Practice a College Board-style Short Answer Question on Renaissance and Exploration. Write your response, then reveal the model answer to see exactly what earns each point.
Short Answer Question · Unit 1 · Renaissance Humanism & Political Thought
"Princes have to learn... that it is not necessary for a prince to have all the good qualities I have enumerated, but it is very necessary to appear to have them. And I shall dare to say... that to have them and to observe them always is dangerous, but to appear to have them is useful. To appear merciful, faithful, humane, sincere, religious, and to be so, but with a mind so disposed that should you require not to be so, you may be able and know how to change to the contrary."
Niccolò Machiavelli, The Prince, 1513
A
Using the excerpt, identify ONE way Machiavelli's argument represents a departure from medieval political theory.
✓ Model answer (earns the point)
Machiavelli argues that a ruler should be willing to only appear virtuous rather than actually be virtuous if circumstances require it, judging political action by its practical results rather than by conventional Christian morality. Medieval political theory, by contrast, had grounded legitimate rulership in genuine adherence to Christian virtue and divine sanction.

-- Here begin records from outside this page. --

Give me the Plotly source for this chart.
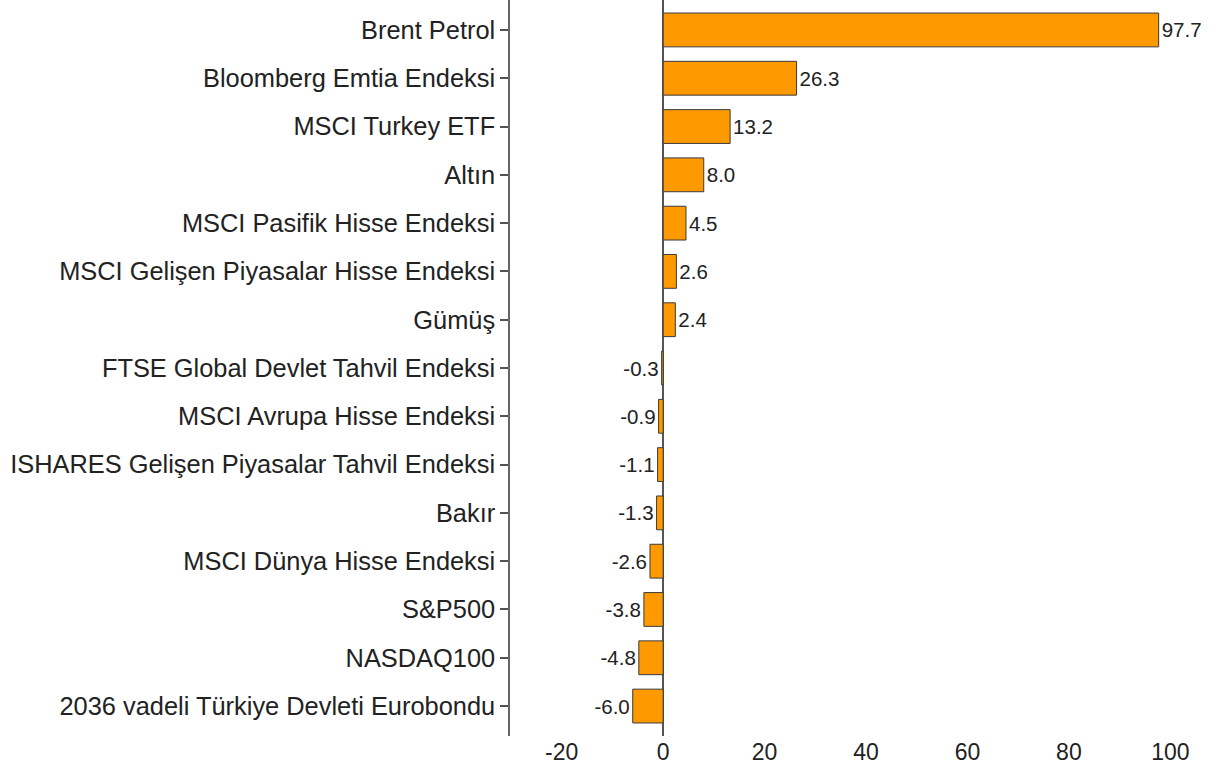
import plotly.graph_objects as go

categories = [
    "Brent Petrol",
    "Bloomberg Emtia Endeksi",
    "MSCI Turkey ETF",
    "Altın",
    "MSCI Pasifik Hisse Endeksi",
    "MSCI Gelişen Piyasalar Hisse Endeksi",
    "Gümüş",
    "FTSE Global Devlet Tahvil Endeksi",
    "MSCI Avrupa Hisse Endeksi",
    "ISHARES Gelişen Piyasalar Tahvil Endeksi",
    "Bakır",
    "MSCI Dünya Hisse Endeksi",
    "S&P500",
    "NASDAQ100",
    "2036 vadeli Türkiye Devleti Eurobondu",
]
values = [97.7, 26.3, 13.2, 8.0, 4.5, 2.6, 2.4, -0.3, -0.9, -1.1, -1.3, -2.6, -3.8, -4.8, -6.0]
x_ticks = [-20, 0, 20, 40, 60, 80, 100]

fig = go.Figure(
    go.Bar(
        x=values,
        y=categories,
        orientation="h",
        width=0.7,
        marker=dict(color="#FF9900", line=dict(color="#3a3a3a", width=1)),
        text=[f"{v:.1f}" for v in values],
        textposition="outside",
        textfont=dict(size=20.5, color="#222222", family="Liberation Sans, Arial"),
        cliponaxis=False,
        constraintext="none",
        hoverinfo="skip",
    )
)

fig.update_layout(
    width=1218,
    height=778,
    margin=dict(l=510, r=0, t=0, b=42, autoexpand=False),
    plot_bgcolor="white",
    paper_bgcolor="white",
    showlegend=False,
    font=dict(family="Liberation Sans, Arial", color="#222222"),
)
fig.update_xaxes(
    range=[-30.2, 109.4],
    tickvals=x_ticks,
    ticktext=[str(t) for t in x_ticks],
    showgrid=False,
    showline=False,
    ticks="",
    zeroline=True,
    zerolinecolor="#555555",
    zerolinewidth=1.5,
    tickfont=dict(size=23, color="#222222"),
    automargin=False,
)
fig.update_yaxes(
    categoryorder="array",
    categoryarray=categories,
    range=[14.62, -0.62],
    showgrid=False,
    showline=True,
    linecolor="#666666",
    linewidth=1.5,
    ticks="outside",
    ticklen=8,
    tickwidth=1.5,
    tickcolor="#555555",
    tickfont=dict(size=25.4, color="#222222"),
    automargin=False,
)

fig.write_html(
    "out.html",
    config={"displayModeBar": False},
    post_script="document.body.style.margin='0px'; document.body.style.overflow='hidden';",
)
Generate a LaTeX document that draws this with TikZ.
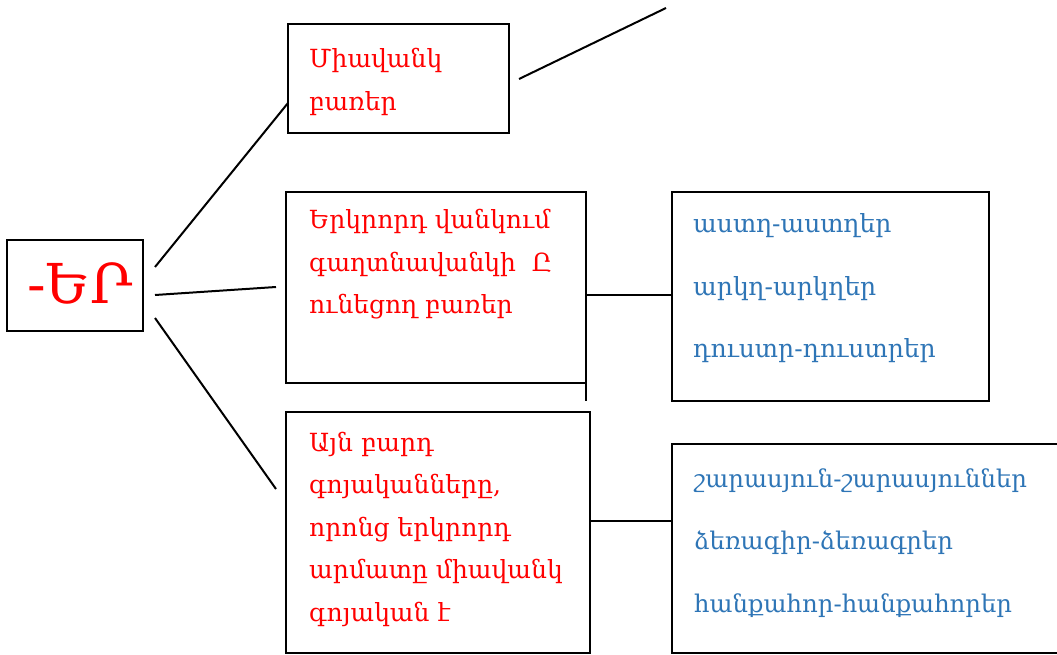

Why it scores: Identifies the specific departure (appearance of virtue over actual virtue / secular pragmatism over religious morality) using direct textual evidence from the excerpt. A vague answer like "Machiavelli was different from medieval thinkers" without specifying how would not earn the point.
B
Explain ONE specific historical development from Unit 1 (other than Machiavelli's writing) that reflects the broader shift toward secular thinking in Renaissance Europe.
✓ Model answer (earns the point)
Civic humanism in Italian city-states like Florence reflects this same secular shift: humanists argued that an educated citizen's duty was to actively participate in public life, drawing on classical Roman models of citizenship rather than purely religious obligation. This mirrored the broader Renaissance move toward valuing human achievement and civic life in the present world, alongside (rather than purely subordinate to) religious devotion.
Why it scores: Names a specific, accurate development (civic humanism, the patronage system, or similar) and explains — not just labels — how it reflects secular thinking. Simply naming "the Renaissance" without a specific development would not earn the point.
C
Explain ONE way that the printing press contributed to the spread of the ideas described in the excerpt and in Part B.
✓ Model answer (earns the point)
Gutenberg's movable-type printing press, developed in the mid-15th century, dramatically lowered the cost of producing books. This allowed works like The Prince and other humanist writings to be copied and distributed far more quickly and widely than handwritten manuscripts ever could, helping secular and humanist ideas reach a much larger audience across Europe.
Why it scores: Explains the specific mechanism (lower cost, faster/wider distribution of printed texts) connecting the printing press to the spread of the ideas referenced earlier in the question, rather than just stating "the printing press spread ideas" without explanation.
How to score points on AP European History SAQs
Answer exactly what's asked. "Identify" needs a name or fact only. "Explain" needs a claim PLUS supporting reasoning — don't skip the "why" or "how."
Use the stimulus, but don't just summarize it. Strong SAQ responses connect the source to outside historical knowledge, not just restate what the excerpt says.
Be specific, not general. Name specific developments (civic humanism, the printing press, the patronage system) rather than vague references to "the Renaissance" or "new ideas."
Keep each part short and focused. 2–3 sentences per part is usually enough — SAQs reward precision over length.
Connect cause to effect. Don't just describe a development; explain why it mattered or how it connects to the question's claim.